Brief: Below this line is a listing that includes pictures. Copy exactly, and only, the lines from the one containing "Convert this chart" through the one containing "import seaborn as sns"; the pictures do not go in the copy.

Records for this exercise:
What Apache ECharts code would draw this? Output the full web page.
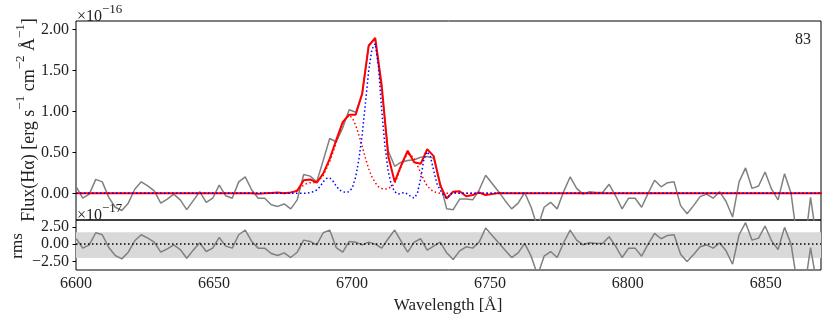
<!DOCTYPE html>
<html>
<head>
<meta charset="utf-8">
<script src="https://cdn.jsdelivr.net/npm/echarts@6.0.0/dist/echarts.min.js"></script>
<style>
html,body{margin:0;padding:0;background:#fff;}
#chart{width:831px;height:324px;}
</style>
</head>
<body>
<div id="chart"></div>
<script>
// spectrum sampling
var waveStart = 6600.1, waveStep = 2.355;
var fluxData = [0.08, -0.06, -0.01, 0.17, 0.14, -0.05, -0.17, -0.21, -0.12, 0.05,
 0.14, 0.09, 0.03, -0.12, -0.07, -0.01, -0.08, -0.20, -0.09, 0.02,
 -0.11, -0.06, 0.10, -0.03, -0.06, 0.14, 0.20, 0.04, -0.06, -0.06,
 -0.14, -0.16, -0.13, -0.19, -0.08, 0.23, 0.21, 0.14, 0.40, 0.67,
 0.63, 0.80, 1.02, 0.99, 1.21, 1.81, 1.89, 1.27, 0.52, 0.33,
 0.38, 0.40, 0.41, 0.44, 0.45, 0.43, 0.13, -0.19, -0.20, -0.07,
 -0.07, -0.08, 0.04, 0.22, 0.12, 0.02, -0.09, -0.19, -0.12, 0.01,
 -0.17, -0.42, -0.17, -0.11, -0.19, 0.02, 0.20, 0.06, -0.01, 0.02,
 0.01, 0.01, 0.11, -0.03, -0.19, -0.06, -0.06, -0.17, 0.00, 0.16,
 0.08, 0.13, 0.14, -0.15, -0.25, -0.15, -0.04, -0.01, -0.06, 0.02,
 -0.10, -0.29, 0.14, 0.31, 0.06, 0.09, 0.26, 0.05, -0.08, 0.24,
 0.00, -0.60, -0.70, -0.05, -0.60, -0.50];
var modelTotal = [0, 0, 0, 0, 0, 0, 0, 0, 0, 0,
 0, 0, 0, 0, 0, 0, 0, 0, 0, 0,
 0, 0, 0, 0, 0, 0, 0, 0, -0.005, 0,
 0.005, 0.01, 0, 0.01, 0.03, 0.16, 0.17, 0.13, 0.24, 0.42,
 0.65, 0.87, 0.96, 0.96, 1.22, 1.80, 1.90, 1.32, 0.46, 0.14,
 0.34, 0.52, 0.38, 0.36, 0.54, 0.455, 0.10, -0.065, 0.02, 0.025,
 -0.035, -0.02, 0.01, -0.02, -0.01, 0.005, 0, 0, 0, 0,
 0, 0, 0, 0, 0, 0, 0, 0, 0, 0,
 0, 0, 0, 0, 0, 0, 0, 0, 0, 0,
 0, 0, 0, 0, 0, 0, 0, 0, 0, 0,
 0, 0, 0, 0, 0, 0, 0, 0, 0, 0,
 0, 0, 0, 0, 0, 0];
var residData = [0.78, -0.58, -0.10, 1.65, 1.36, -0.49, -1.65, -2.14, -1.17, 0.49,
 1.36, 0.87, 0.29, -1.17, -0.68, -0.10, -0.78, -2.04, -0.87, 0.19,
 -1.07, -0.58, 0.97, -0.29, -0.58, 1.36, 2.04, 0.39, -0.58, -0.58,
 -1.36, -1.65, -1.26, -1.94, -1.17, 0.58, 0.39, -0.10, 1.65, 2.04,
 -0.49, -1.17, 0.39, 0.29, -0.10, 0.29, 0.00, -0.58, 0.78, 2.04,
 0.39, -1.17, 0.29, 0.78, -0.87, -0.29, 0.29, -1.26, -2.23, -0.97,
 -0.39, -0.58, 0.30, 2.33, 1.26, 0.19, -0.87, -1.94, -1.26, 0.10,
 -1.75, -4.50, -1.75, -1.07, -1.94, 0.20, 2.04, 0.58, -0.10, 0.19,
 0.10, 0.10, 1.07, -0.29, -1.94, -0.58, -0.58, -1.75, 0.00, 1.55,
 0.78, 1.26, 1.36, -1.46, -2.52, -1.50, -0.39, -0.10, -0.58, 0.19,
 -0.97, -2.91, 1.36, 3.11, 0.58, 0.87, 2.62, 0.49, -0.78, 2.43,
 0.00, -6.0, -7.0, -0.50, -6.0, -5.0];

// gaussian components, sampled every half step from sample 30
var compFirst = 30;
var broadComp = [0, 0, 0, 0, 0, 0.005, 0.01, 0.02, 0.04, 0.07,
 0.10, 0.12, 0.13, 0.13, 0.14, 0.17, 0.22, 0.30, 0.39, 0.50,
 0.62, 0.74, 0.85, 0.92, 0.95, 0.92, 0.83, 0.71, 0.57, 0.43,
 0.30, 0.20, 0.13, 0.08, 0.06, 0.05, 0.06, 0.08, 0.12, 0.22,
 0.33, 0.43, 0.48, 0.47, 0.42, 0.34, 0.25, 0.16, 0.09, 0.05,
 0.02, 0.01, 0, 0, 0, 0, 0, 0, 0, 0, 0];
var narrowComp = [0, 0, 0, 0, 0, 0, 0, 0, 0, 0,
 0, 0, 0.01, 0.02, 0.04, 0.08, 0.14, 0.18, 0.19, 0.15,
 0.09, 0.04, 0.02, 0.01, 0.02, 0.07, 0.20, 0.42, 0.72, 1.10,
 1.50, 1.76, 1.83, 1.55, 1.02, 0.58, 0.27, 0.10, 0.02, -0.01,
 0, 0.01, -0.01, -0.04, -0.06, 0, 0.18, 0.42, 0.51, 0.45,
 0.28, 0.12, 0.04, -0.02, -0.06, -0.02, 0.01, 0.01, 0, 0, 0];

var rmsBand = [-2.0, 1.74];
var fluxTicks = [0, 0.5, 1, 1.5, 2];
var residTicks = [-2.5, 0, 2.5];
var waveTicks = [6600, 6650, 6700, 6750, 6800, 6850];
var waveMin = 6600, waveMax = 6870;

function pairs(vals) {
    var out = [];
    for (var i = 0; i < vals.length; i++) {
        out.push([waveStart + i * waveStep, vals[i]]);
    }
    return out;
}
function compPairs(vals) {
    var out = [[waveMin, 0]];
    for (var i = 0; i < vals.length; i++) {
        out.push([waveStart + (compFirst + i / 2) * waveStep, vals[i]]);
    }
    out.push([waveMax, 0]);
    return out;
}
function tickFmt(v) {
    var s = Math.abs(v).toFixed(2);
    return v < 0 ? '\u2212' + s : s;
}

var serif = 'Liberation Serif';
var dotted = [1.5, 2.5];
var chart = echarts.init(document.getElementById('chart'));

var option = {
    animation: false,
    backgroundColor: '#fff',
    textStyle: {fontFamily: serif},
    grid: [
        {left: 76, top: 21, width: 745, height: 199, show: true, borderColor: '#000', borderWidth: 1},
        {left: 76, top: 220, width: 745, height: 50, show: true, borderColor: '#000', borderWidth: 1}
    ],
    xAxis: [
        {type: 'value', gridIndex: 0, min: waveMin, max: waveMax,
         axisLine: {show: false}, axisTick: {show: false}, axisLabel: {show: false}, splitLine: {show: false}},
        {type: 'value', gridIndex: 1, min: waveMin, max: waveMax,
         axisLine: {show: false},
         axisTick: {show: true, length: 3.5, lineStyle: {color: '#000'}, customValues: waveTicks},
         axisLabel: {show: true, margin: 6, color: '#222', fontSize: 16, fontFamily: serif, customValues: waveTicks,
                     formatter: function (v) { return String(v); }},
         splitLine: {show: false}}
    ],
    yAxis: [
        {type: 'value', gridIndex: 0, min: -0.326, max: 2.105,
         axisLine: {show: false},
         axisTick: {show: true, length: 3.5, lineStyle: {color: '#000'}, customValues: fluxTicks},
         axisLabel: {show: true, margin: 7, color: '#222', fontSize: 16, fontFamily: serif,
                     customValues: fluxTicks, formatter: tickFmt},
         splitLine: {show: false}},
        {type: 'value', gridIndex: 1, min: -3.75, max: 3.5,
         axisLine: {show: false},
         axisTick: {show: true, length: 3.5, lineStyle: {color: '#000'}, customValues: residTicks},
         axisLabel: {show: true, margin: 7, color: '#222', fontSize: 16, fontFamily: serif,
                     customValues: residTicks, formatter: tickFmt},
         splitLine: {show: false}}
    ],
    series: [
        {name: 'data', type: 'line', xAxisIndex: 0, yAxisIndex: 0, data: pairs(fluxData),
         symbol: 'none', clip: true, z: 2, lineStyle: {color: '#808080', width: 1.5}},
        {name: 'model', type: 'line', xAxisIndex: 0, yAxisIndex: 0, data: pairs(modelTotal),
         symbol: 'none', clip: true, z: 3, lineStyle: {color: '#ff0000', width: 2}},
        {name: 'broad', type: 'line', xAxisIndex: 0, yAxisIndex: 0, data: compPairs(broadComp),
         symbol: 'none', clip: true, z: 4, lineStyle: {color: '#ff0000', width: 1.5, type: dotted}},
        {name: 'narrow', type: 'line', xAxisIndex: 0, yAxisIndex: 0, data: compPairs(narrowComp),
         symbol: 'none', clip: true, z: 5, lineStyle: {color: '#0000ff', width: 1.5, type: dotted}},
        {name: 'resid', type: 'line', xAxisIndex: 1, yAxisIndex: 1, data: pairs(residData),
         symbol: 'none', clip: true, z: 3, lineStyle: {color: '#808080', width: 1.5},
         markArea: {silent: true, itemStyle: {color: '#d9d9d9'},
                    data: [[{xAxis: waveMin, yAxis: rmsBand[0]}, {xAxis: waveMax, yAxis: rmsBand[1]}]]},
         markLine: {silent: true, symbol: ['none', 'none'], label: {show: false},
                    lineStyle: {color: '#000', width: 1.5, type: dotted},
                    data: [{yAxis: 0}]}}
    ],
    graphic: [
        {type: 'text', x: 77, y: 3, z: 50, style: {
            text: '{a|\u00d710}{s|\u221216}', verticalAlign: 'top',
            rich: {a: {fontSize: 16, lineHeight: 22, verticalAlign: 'bottom', fontFamily: serif, fill: '#222'},
                   s: {fontSize: 13, lineHeight: 9, verticalAlign: 'top', fontFamily: serif, fill: '#222'}}}},
        {type: 'text', x: 77, y: 202, z: 50, style: {
            text: '{a|\u00d710}{s|\u221217}', verticalAlign: 'top',
            rich: {a: {fontSize: 16, lineHeight: 22, verticalAlign: 'bottom', fontFamily: serif, fill: '#222'},
                   s: {fontSize: 13, lineHeight: 9, verticalAlign: 'top', fontFamily: serif, fill: '#222'}}}},
        {type: 'text', x: 811, y: 40, z: 50, style: {
            text: '83', align: 'right', verticalAlign: 'middle', fontSize: 16, fontFamily: serif, fill: '#222'}},
        {type: 'text', x: 26.5, y: 120, rotation: Math.PI / 2, z: 50, style: {
            text: '{a|Flux(H\u03b1) [erg s}{s|\u22121}{a| cm}{s|\u22122}{a| \u00c5}{s|\u22121}{a|]}',
            align: 'center', verticalAlign: 'middle',
            rich: {a: {fontSize: 18, lineHeight: 24, verticalAlign: 'bottom', fontFamily: serif, fill: '#222'},
                   s: {fontSize: 13, lineHeight: 5, verticalAlign: 'top', fontFamily: serif, fill: '#222'}}}},
        {type: 'text', x: 17.5, y: 246, rotation: Math.PI / 2, z: 50, style: {
            text: 'rms', align: 'center', verticalAlign: 'middle', fontSize: 17, fontFamily: serif, fill: '#222'}},
        {type: 'text', x: 448, y: 306, z: 50, style: {
            text: 'Wavelength [\u00c5]', align: 'center', verticalAlign: 'middle', fontSize: 17, fontFamily: serif, fill: '#222'}}
    ]
};
chart.setOption(option);
</script>
</body>
</html>
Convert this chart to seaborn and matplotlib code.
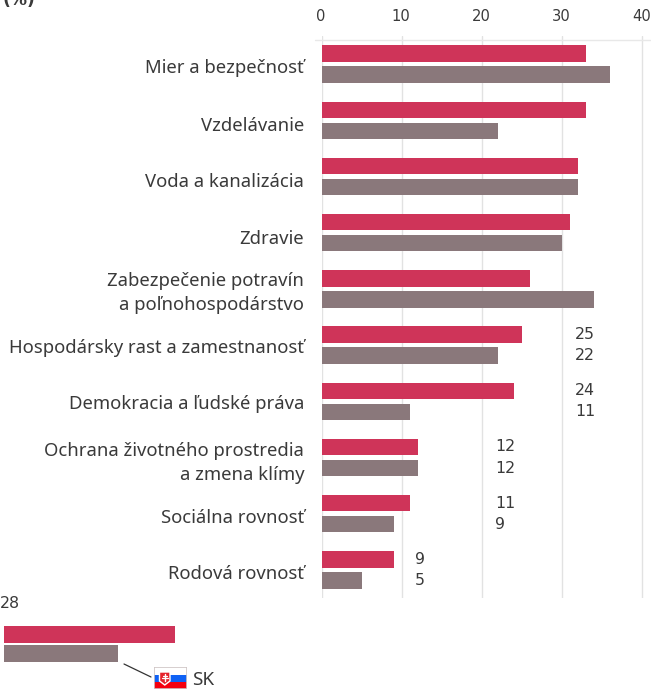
import math
import matplotlib
matplotlib.use("Agg")
import matplotlib.pyplot as plt
from matplotlib.lines import Line2D
from matplotlib.patches import Rectangle, Polygon
from matplotlib.transforms import ScaledTranslation
import pandas as pd
import seaborn as sns

categories = ["Mier a bezpečnosť", "Vzdelávanie", "Voda a kanalizácia", "Zdravie",
              "Zabezpečenie potravín\na poľnohospodárstvo",
              "Hospodársky rast a zamestnanosť", "Demokracia a ľudské práva",
              "Ochrana životného prostredia\na zmena klímy", "Sociálna rovnosť", "Rodová rovnosť"]
eu_values = [33, 33, 32, 31, 26, 25, 24, 12, 11, 9]
sk_values = [36, 22, 32, 30, 34, 22, 11, 12, 9, 5]
labelled_from = 5
legend_values = [21.4, 14.2]
series_names = ["EÚ", "SK"]
label_drops = [8.6, 10.4, 10.8, 11.3, 21.1, 7.6, 7.7, 22.5, 9.0, 9.1]
RED, GREY = "#CF3459", "#8A787B"
TXT = "#3A3A3A"

W, H = 651, 689
sns.set_theme(style="white", rc={"font.family": ["Noto Sans", "DejaVu Sans"]})
fig = plt.figure(figsize=(W / 100, H / 100), dpi=100)


def box(x0, y0, x1, y1):
    return [x0 / W, 1 - y1 / H, (x1 - x0) / W, (y1 - y0) / H]


ax = fig.add_axes(box(322, 36, 650, 598))
df = pd.DataFrame({
    "tema": categories * 2,
    "hodnota": eu_values + sk_values,
    "skupina": [series_names[0]] * 10 + [series_names[1]] * 10,
})
sns.barplot(data=df, y="tema", x="hodnota", hue="skupina", palette=[RED, GREY], ax=ax,
            width=0.747, gap=0.21, legend=False, saturation=1, linewidth=0, zorder=3)
ax.set_xlim(0, 328 / 8.01)
ax.set_ylim(9.5, -0.5)
ax.set(xlabel="", ylabel="")
ax.xaxis.tick_top()
ax.set_xticks([0, 10, 20, 30, 40])
ax.tick_params(axis="x", length=0, pad=8.5, labelsize=10.6, labelcolor=TXT)
shift = ScaledTranslation(-1 / 100, 0, fig.dpi_scale_trans)
for lab in ax.get_xticklabels():
    lab.set_family("DejaVu Sans")
    lab.set_transform(lab.get_transform() + shift)
ax.tick_params(axis="y", length=0, labelleft=False)
for s in ax.spines.values():
    s.set_visible(False)
ax.grid(axis="x", color="#E2E2E2", lw=1, zorder=0)
ax.grid(axis="y", visible=False)

for i, name in enumerate(categories):
    ax.annotate(name, xy=(0, i), xycoords=ax.get_yaxis_transform(),
                xytext=(-18 * 0.72, -label_drops[i] * 0.72), textcoords="offset points",
                ha="right", va="baseline", multialignment="right",
                fontsize=13.3, color=TXT, linespacing=1.42)

fig.add_artist(Line2D([315 / W, 650 / W], [1 - 40 / H] * 2, color="#E8E8E8", lw=1))

for i in range(labelled_from, len(categories)):
    lx = math.ceil(eu_values[i] / 10) * 10 + 1.6
    ax.text(lx, i - 0.19, str(eu_values[i]), va="center", ha="left", fontsize=11.3, color=TXT, family="DejaVu Sans")
    ax.text(lx, i + 0.19, str(sk_values[i]), va="center", ha="left", fontsize=11.3, color=TXT, family="DejaVu Sans")

fig.text(2 / W, 1 - 0 / H, "(%)", fontsize=12.4, fontweight="bold", family="DejaVu Sans", color=TXT, va="center", ha="left")
fig.text(0 / W, 1 - 603 / H, "28", fontsize=11.3, family="DejaVu Sans", color=TXT, va="center", ha="left")

lax = fig.add_axes(box(4, 625, 180, 663))
sns.barplot(y=series_names, x=legend_values, hue=series_names, palette=[RED, GREY], ax=lax,
            width=0.88, legend=False, saturation=1, linewidth=0)
lax.set_xlim(0, 176 / 8.01)
lax.axis("off")

fig.add_artist(Line2D([124 / W, 151 / W], [1 - 664 / H, 1 - 677 / H], color="#333333", lw=0.9))

fax = fig.add_axes(box(154, 667, 187, 689))
fax.set_xlim(0, 33)
fax.set_ylim(22, 0)
fax.axis("off")
fax.add_patch(Rectangle((0, 0), 33, 8, fc="white", ec="none"))
fax.add_patch(Rectangle((0, 8), 33, 7, fc="#0F62F5", ec="none"))
fax.add_patch(Rectangle((0, 15), 33, 7, fc="#F5000F", ec="none"))
fax.add_patch(Rectangle((0, 0), 33, 22, fc="none", ec="#CFC6C6", lw=1.2))
fax.add_patch(Polygon([(5.5, 5), (16, 5), (16, 14), (10.75, 18), (5.5, 14)], fc="#E5232B", ec="white", lw=1))
fax.plot([10.75, 10.75], [6.5, 14], color="white", lw=1)
fax.plot([8.7, 12.8], [8.5, 8.5], color="white", lw=0.9)
fax.plot([8, 13.5], [11, 11], color="white", lw=0.9)

fig.text(192 / W, 1 - 680 / H, series_names[1], fontsize=13.6, color=TXT, va="center", ha="left")

fig.savefig("out.png", dpi=100)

Final result:
Convert this chart to seaborn and matplotlib code.
import math
import matplotlib
matplotlib.use("Agg")
import matplotlib.pyplot as plt
from matplotlib.lines import Line2D
from matplotlib.patches import Rectangle, Polygon
from matplotlib.transforms import ScaledTranslation
import pandas as pd
import seaborn as sns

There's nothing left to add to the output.